Ellis' first-pitch-swing rate is literally a tenth of Josh Hamilton's. As my favorite illustration, here are Ellis' first-pitch swings in 2012, from start to finish:
Here are Josh Hamilton's first-pitch swings from his most recent five games, not counting Tuesday night. I did not select these games for any reason other than they were the most recent and convenient games.
You see ten swings in Ellis' chart. You see ten swings in Hamilton's chart. If you just cover up the date ranges and pretend like you never saw them, these images would convey a very different idea. As is, over his most recent five games, Josh Hamilton swung at as many first pitches as A.J. Ellis has swung at all season long.
And, obviously, Ellis has been productive, as you've heard. We've seen some guys before who came up, batted patiently, and then got exposed once it was discovered that they couldn't punish baseballs. The player I always think of is Reggie Willits, who posted a .393 OBP between 2006-2007 and a .308 OBP between 2008-2011 after more pitchers realized he wasn't swinging for a reason. But Ellis has slugged six homers and owns a .169 isolated slugging percentage.
One might be right to be skeptical of A.J. Ellis, given that he's 31 and hasn't done much in the majors before, but he's showing similar discipline to that of a later-career Bobby Abreu, and since 2008 Abreu has posted a 116 OPS+. The two have similar rates of swings at balls. The two have similar rates of swings at strikes. The two have similar contact rates, and somewhat similar ground-ball rates. To bring this all back, they have similar first-pitch-swing rates. Player comparisons can be lazy, and A.J. Ellis and Bobby Abreu are very different people, but the deeper you dig into Ellis, the fewer holes you see, relative to what you'd expect.

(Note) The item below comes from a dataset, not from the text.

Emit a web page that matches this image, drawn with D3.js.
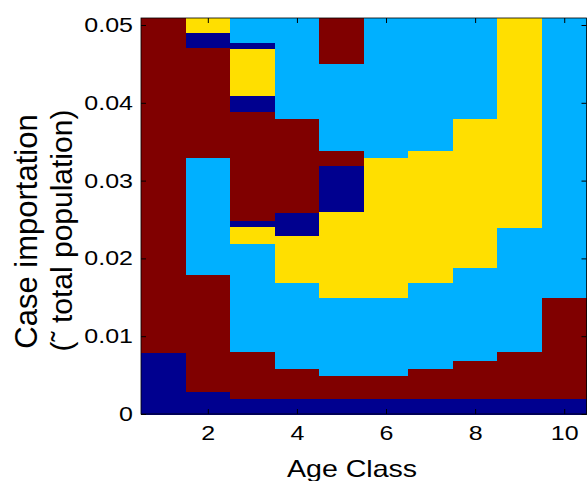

Ellis is extremely patient, but he understands the strike zone, and he makes it all work for him. You might think that, if Ellis is going to take 95 percent of first pitches, pitchers would and should just come right after him with stuff down the pipe. In fact, I've prepared three .gifs of A.J. Ellis taking first-pitch fastballs down the middle:
Each of those were hittable pitches. Ignoring the fact that I could prepare three .gifs of any hitter taking first-pitch fastballs down the pipe, pitchers haven't adjusted to Ellis yet. He's actually wound up in an 0-and-1 count less often than average. And he's demonstrated an ability to hit from behind in the count when he gets there.
Going back to Little League, I frustrated my dad that I would never swing the bat. Even now. On Mother's Day, he got on me for not swinging at a 3-1 fastball. I'm pretty selective, trying to swing at a certain pitch, so I always ended up with a lot of walks. To me there's no worse feeling than swinging at 0-0, making an out, and wondering "what if." Very rarely will I swing at the first pitch or early in the count.
There will be times that A.J. Ellis lets a hittable pitch go by for a strike. That's just a part of his identity that one needs to accept. Were he more aggressive, there would be times that Ellis would go after pitches he shouldn't have gone after, so there are trade-offs either way. You have to trust that Ellis knows what he's doing, and based on his performance, he knows exactly what he's doing. He's earned the benefit of the doubt. As a career minor leaguer, Ellis was two kinds of patient. He's one kind of patient today, and he and everyone else are ecstatic with the results.